The workhorse data types of R are the vector and the data frame. Recall that (almost) everything in R is an object and a vector. Numbers and strings are 1 element vectors (that is length(n) == length(s) is true). Vectors can be numeric (c(1,2,3)) or character (c(“WoW”, “Good”, “Bad”)) or mixed (c(1, “two”, 3)). Mixed vectors are always considered to be character. Factors are categorical variables. If the available data doesn’t include a particular label, it can be supplied as the 2nd argument to the factor() command. Lists are comprised of a set of named vectors. In the example above, we have defined two character vectors, levels and ratings. We create a factor, f, using ratings as our values and levels as the allowed levels, and then create a list structure using our ratings vector and a new vector for critics. You can write your own functions in R. You can alias an existing R function as demonstrated in the example above: std(x) simply calls the R function sd() to compute the standard deviation of a vector, or your function can be arbitrarily complex. See help(“function”) in the on-line help for more details.

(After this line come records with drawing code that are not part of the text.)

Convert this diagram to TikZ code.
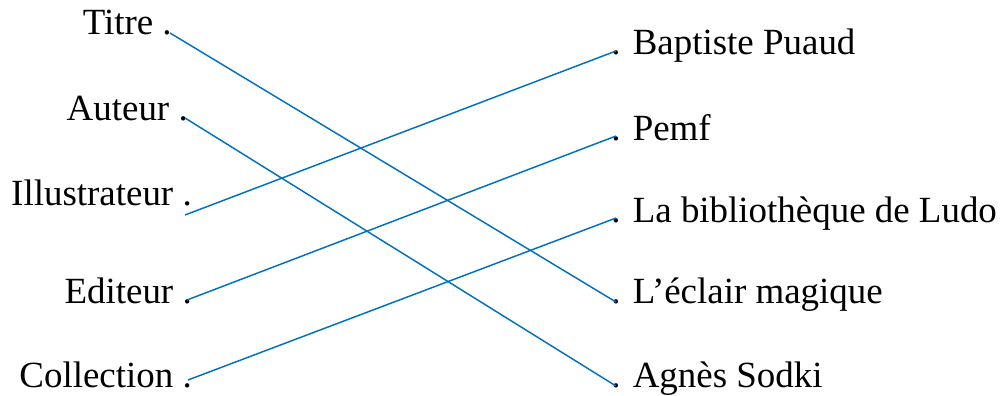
\documentclass[tikz,border=0pt]{standalone}
\usepackage{fontspec}
\setmainfont{Liberation Serif}
\definecolor{lienbleu}{RGB}{0,112,192}
\tikzset{
  gauche/.style={anchor=base east,inner sep=0pt,font=\fontsize{27.7}{33}\selectfont},
  droite/.style={anchor=base west,inner sep=0pt,font=\fontsize{27.7}{33}\selectfont},
  lien/.style={lienbleu,line width=1.1pt}
}
\begin{document}
\begin{tikzpicture}[x=0.75pt,y=-0.75pt]
    \useasboundingbox (0,0) rectangle (1001,396);

    \node[gauche] (titre) at (172,35) {Titre .};
    \node[gauche] (auteur) at (188,120) {Auteur .};
    \node[gauche] (illus) at (192,205) {Illustrateur .};
    \node[gauche] (editeur) at (192,303) {Editeur .};
    \node[gauche] (collec) at (192,387) {Collection .};

    \node[droite] (puaud) at (611,55) {. Baptiste Puaud};
    \node[droite] (pemf) at (611,140) {. Pemf};
    \node[droite] (biblio) at (611,222) {. La bibliothèque de Ludo};
    \node[droite] (eclair) at (611,303) {. L’éclair magique};
    \node[droite] (sodki) at (611,387) {. Agnès Sodki};

    \coordinate (titre-p) at (170,33);
    \coordinate (auteur-p) at (185,118);
    \coordinate (illus-p) at (185,215);
    \coordinate (editeur-p) at (187,300);
    \coordinate (collec-p) at (188,380);
    \coordinate (puaud-p) at (616,51);
    \coordinate (pemf-p) at (616,136);
    \coordinate (biblio-p) at (616,218);
    \coordinate (eclair-p) at (616,302);
    \coordinate (sodki-p) at (616,386);

    \draw[lien] (titre-p) -- (eclair-p);
    \draw[lien] (auteur-p) -- (sodki-p);
    \draw[lien] (illus-p) -- (puaud-p);
    \draw[lien] (editeur-p) -- (pemf-p);
    \draw[lien] (collec-p) -- (biblio-p);
  \end{tikzpicture}
\end{document}
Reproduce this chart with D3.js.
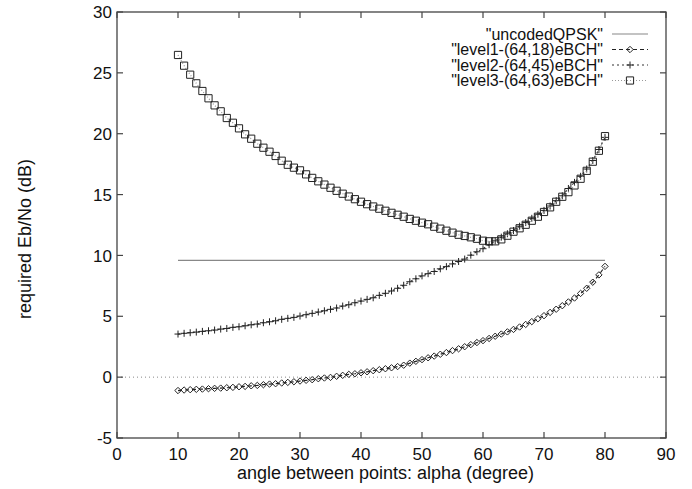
<!DOCTYPE html>
<html>
<head>
<meta charset="utf-8">
<script src="https://cdn.jsdelivr.net/npm/d3@7"></script>
<style>
  body { margin: 0; background: #fff; }
  text { font-family: "Liberation Sans", Arial, sans-serif; fill: #111; }
</style>
</head>
<body>
<div id="chart"></div>
<script>
// angle values (degree), one point per degree
const alpha = d3.range(10, 81);

const uncodedAlpha = [10, 80];
const uncodedQPSK = [9.6, 9.6];

const level1 = [
  -1.10, -1.06, -1.03, -1.00, -0.98, -0.95, -0.92, -0.90, -0.87, -0.84,
  -0.79, -0.76, -0.71, -0.68, -0.62, -0.57, -0.54, -0.48, -0.43, -0.38,
  -0.32, -0.26, -0.21, -0.13, -0.07, -0.02, 0.07, 0.15, 0.23, 0.28,
  0.36, 0.44, 0.53, 0.61, 0.69, 0.77, 0.87, 0.98, 1.15, 1.30,
  1.44, 1.59, 1.73, 1.88, 2.02, 2.18, 2.33, 2.50, 2.67, 2.84,
  3.00, 3.18, 3.36, 3.54, 3.72, 3.92, 4.12, 4.33, 4.56, 4.80,
  5.05, 5.32, 5.58, 5.87, 6.18, 6.50, 6.88, 7.30, 7.80, 8.40,
  9.10
];

const level2 = [
  3.54, 3.60, 3.65, 3.70, 3.76, 3.81, 3.87, 3.95, 4.00, 4.09,
  4.14, 4.22, 4.30, 4.36, 4.47, 4.55, 4.63, 4.75, 4.83, 4.91,
  5.02, 5.13, 5.24, 5.35, 5.45, 5.57, 5.68, 5.84, 5.95, 6.11,
  6.25, 6.39, 6.52, 6.72, 6.89, 7.08, 7.30, 7.55, 7.84, 8.08,
  8.32, 8.50, 8.68, 8.90, 9.08, 9.30, 9.50, 9.70, 10.02, 10.30,
  10.55, 10.88, 11.20, 11.50, 11.78, 12.05, 12.40, 12.70, 13.05, 13.38,
  13.70, 14.06, 14.50, 14.90, 15.50, 16.00, 16.50, 17.10, 17.80, 18.70,
  19.70
];

const level3 = [
  26.47, 25.59, 24.85, 24.14, 23.51, 22.91, 22.33, 21.84, 21.29, 20.90,
  20.44, 19.95, 19.59, 19.18, 18.85, 18.52, 18.17, 17.78, 17.45, 17.21,
  16.99, 16.66, 16.37, 16.09, 15.82, 15.56, 15.31, 15.07, 14.84, 14.62,
  14.41, 14.21, 14.02, 13.84, 13.67, 13.50, 13.34, 13.18, 13.00, 12.85,
  12.69, 12.56, 12.36, 12.20, 12.03, 11.87, 11.70, 11.60, 11.49, 11.37,
  11.21, 11.16, 11.16, 11.32, 11.62, 11.95, 12.23, 12.52, 12.85, 13.18,
  13.57, 13.95, 14.41, 14.82, 15.20, 15.75, 16.30, 16.95, 17.70, 18.60,
  19.80
];

const xTicks = [0, 10, 20, 30, 40, 50, 60, 70, 80, 90];
const yTicks = [-5, 0, 5, 10, 15, 20, 25, 30];
const seriesNames = ['"uncodedQPSK"', '"level1-(64,18)eBCH"', '"level2-(64,45)eBCH"', '"level3-(64,63)eBCH"'];

const width = 692, height = 489;
const margin = {top: 12, right: 26, bottom: 51, left: 117};
const w = width - margin.left - margin.right;
const h = height - margin.top - margin.bottom;

const svg = d3.select("#chart").append("svg")
  .attr("width", width)
  .attr("height", height);

const g = svg.append("g").attr("transform", `translate(${margin.left},${margin.top})`);

const x = d3.scaleLinear().domain([0, 90]).range([0, w]);
const y = d3.scaleLinear().domain([-5, 30]).range([h, 0]);

// zero axis (dotted)
g.append("line")
  .attr("x1", 0).attr("x2", w)
  .attr("y1", y(0)).attr("y2", y(0))
  .attr("stroke", "#888").attr("stroke-width", 1)
  .attr("stroke-dasharray", "1,3");

// ticks inside, mirrored
const tickLen = 6;
const frameColor = "#444";
yTicks.forEach(t => {
  g.append("line").attr("x1", 0).attr("x2", tickLen).attr("y1", y(t)).attr("y2", y(t))
    .attr("stroke", frameColor).attr("stroke-width", 1.2);
  g.append("line").attr("x1", w).attr("x2", w - tickLen).attr("y1", y(t)).attr("y2", y(t))
    .attr("stroke", frameColor).attr("stroke-width", 1.2);
  g.append("text").attr("x", -5).attr("y", y(t)).attr("dy", "0.36em")
    .attr("text-anchor", "end").style("font-size", "17px").text(t);
});
xTicks.forEach(t => {
  g.append("line").attr("x1", x(t)).attr("x2", x(t)).attr("y1", h).attr("y2", h - tickLen)
    .attr("stroke", frameColor).attr("stroke-width", 1.2);
  g.append("line").attr("x1", x(t)).attr("x2", x(t)).attr("y1", 0).attr("y2", tickLen)
    .attr("stroke", frameColor).attr("stroke-width", 1.2);
  g.append("text").attr("x", x(t)).attr("y", h + 22)
    .attr("text-anchor", "middle").style("font-size", "17px").text(t);
});

// frame
g.append("rect").attr("x", 0).attr("y", 0).attr("width", w).attr("height", h)
  .attr("fill", "none").attr("stroke", frameColor).attr("stroke-width", 1.3);

// axis titles
g.append("text").attr("x", w / 2 - 6).attr("y", h + 41)
  .attr("text-anchor", "middle").style("font-size", "18px")
  .text("angle between points: alpha (degree)");
g.append("text")
  .attr("transform", `translate(${25 - margin.left},${h / 2 + 14}) rotate(-90)`)
  .attr("text-anchor", "middle").attr("dy", "0.36em").style("font-size", "18px")
  .text("required Eb/No (dB)");

// marker shapes
const diamond = (cx, cy) => `M${cx},${cy - 3.2}L${cx + 3.2},${cy}L${cx},${cy + 3.2}L${cx - 3.2},${cy}Z`;
const plus = (cx, cy) => `M${cx - 3.5},${cy}H${cx + 3.5}M${cx},${cy - 3.5}V${cy + 3.5}`;
const square = (cx, cy) => `M${cx - 3.6},${cy - 3.6}h7.2v7.2h-7.2Z`;

const series = [
  {name: seriesNames[0], xs: uncodedAlpha, ys: uncodedQPSK, stroke: "#888", dash: null, marker: null},
  {name: seriesNames[1], xs: alpha, ys: level1, stroke: "#222", dash: "4,3", marker: diamond},
  {name: seriesNames[2], xs: alpha, ys: level2, stroke: "#333", dash: "2,3", marker: plus},
  {name: seriesNames[3], xs: alpha, ys: level3, stroke: "#999", dash: "1,2", marker: square}
];

const line = d3.line().x(d => x(d[0])).y(d => y(d[1]));

series.forEach((s, i) => {
  const pts = s.xs.map((a, j) => [a, s.ys[j]]);
  g.append("path").datum(pts)
    .attr("d", line)
    .attr("fill", "none")
    .attr("stroke", s.stroke)
    .attr("stroke-width", 1.2)
    .attr("stroke-dasharray", s.dash);
  if (s.marker) {
    g.append("g").selectAll("path").data(pts).enter().append("path")
      .attr("d", d => s.marker(x(d[0]), y(d[1])))
      .attr("fill", "none")
      .attr("stroke", "#222")
      .attr("stroke-width", 1);
  }

  // legend
  const ly = 34 + i * 15.5 - margin.top;
  const lx1 = 612 - margin.left, lx2 = 648 - margin.left;
  g.append("text").attr("x", 603 - margin.left).attr("y", ly).attr("dy", "0.36em")
    .attr("text-anchor", "end").style("font-size", "16px").text(s.name);
  g.append("line").attr("x1", lx1).attr("x2", lx2).attr("y1", ly).attr("y2", ly)
    .attr("stroke", s.stroke).attr("stroke-width", 1.2).attr("stroke-dasharray", s.dash);
  if (s.marker) {
    g.append("path").attr("d", s.marker((lx1 + lx2) / 2, ly))
      .attr("fill", "none").attr("stroke", "#222").attr("stroke-width", 1);
  }
});
</script>
</body>
</html>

R structured types are the matrix, the table, and the data frame. The matrix is what you think it is: an N by M array usually consisting of numeric values. Tables are our old friend contingency tables, especially useful for observing nominal or ordinal data. Finally, data frames are the real workhorse of R. These structures reflect most directly a dataset view of the world, where each row (record) contains several data fields. Usually rows are ordered by number (1..n) as opposed to tables, where rows are named entities (“High”, “Medium”, Low”). There are several ways to extract data from a structured type. You can select as subset of rows (dfm[1:10,]) or a subset of column (dfm[,3:4]). You can assign a column to a vector, and that vector will take on the resulting type (numeric, character, etc.) These “slices” can be transformed into other types by using the as. function (e.g. dfm <- as.data.frame(t)).

**Why does this matter? There are two reasons:**

1. knowing what the class of an R variable is (via class(v)) helps us understand where and when it can be used in a function, or it may need to be converted into a different representation (foo <- (as.data.frame(t…))

2. Knowing the type of the underlying data helps us understand when data conversion is needed. Sometimes what appears to be numeric data is encoded as character strings (“12345” != 12345). Hence, in order to perform certain calculations, we may need to convert data (as.numeric(t$age)).